Climatologists at the Leadership Conference on Civil Rights Education Fund targeted Lou Dobbs and others last week for “shrill commentaries” on illegal immigration that create “an atmosphere in which some people will act on these demonizing screeds.”

We have been down this road before. Bill Clinton and many others tried to connect anti-government rhetoric to the Oklahoma City bombing. The roots of the bombing, Clinton said, could be found in hatred spread across the airwaves. He left the airwave haters unidentified.

A wave of climate rhetoric greeted the torture-murder of Matthew Shepard. Playwright Tony Kushner accused the pope and the Republican party of endorsing the murder of gays. Kate Michelman, then president of NARAL, used the murder of Dr. Barnettt Slepian to indict the entire pro-life movement “for their role in creating a climate where the zealous feel justified in committing acts of violence.”

Jesse Jackson once said it wasn’t just individuals who were responsible for the church burnings in the South in the Nineties and the murders of 23 African-Americans in Atlanta in the Eighties. No, it was a “cultural conspiracy” that created an atmosphere conducive to violence. Later it turned out that the church burnings weren’t racial and the killer of the 23 blacks was black himself.

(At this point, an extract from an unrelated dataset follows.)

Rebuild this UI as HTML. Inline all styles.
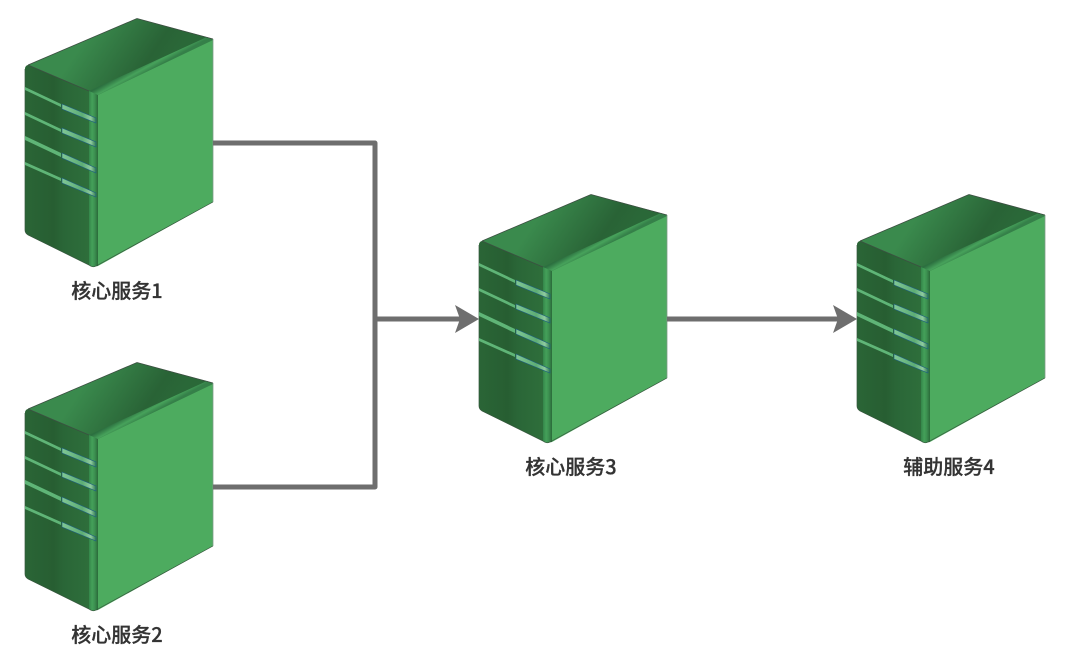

Climate arguments show up regularly on campus, often to justify speech codes and the disinviting of speakers on the right. Sometimes the argument is explicit: Since words and deeds are said to be so closely connected, words must be regulated before they lead to frightful deeds.

In recent years, the climate argument has been used primarily by the left. A long list of violent incidents at military recruitment centers might have led someone to try connecting the bombings, shootings and vandalism to the anti-military sentiment common among some liberals, particularly on campuses. But that argument has not been made.

Nor did anyone try to connect Al Gore’s environmental rhetoric to the Unabomber, or mainstream animal-welfare leaders to animal-rights terrorism. The anti-war marches, choked with Bush-is-a-Nazi signs and rhetoric, attracted few climate complaints.

As this vitriol went mainstream, almost every important Bush appointee was labeled a Nazi: Rumsfeld was Goering, Tom Ridge was Himmler, Karen Hughes was Goebbels and Colin Powell was von Ribbentrop. Bush was Attila, Caligula and Ted Bundy.

Professor Marvin Olasky said that the climate argument reminded him of the days when newspaper tycoon William Randolph Hearst urged his reporters to jump on any disaster and tie it as closely as possible to his political enemies.

Climate arguments do that effectively. Fanatics should be called on their rhetoric, but in most cases, climatology is just a political ploy, intended to disparage opponents and squelch debate.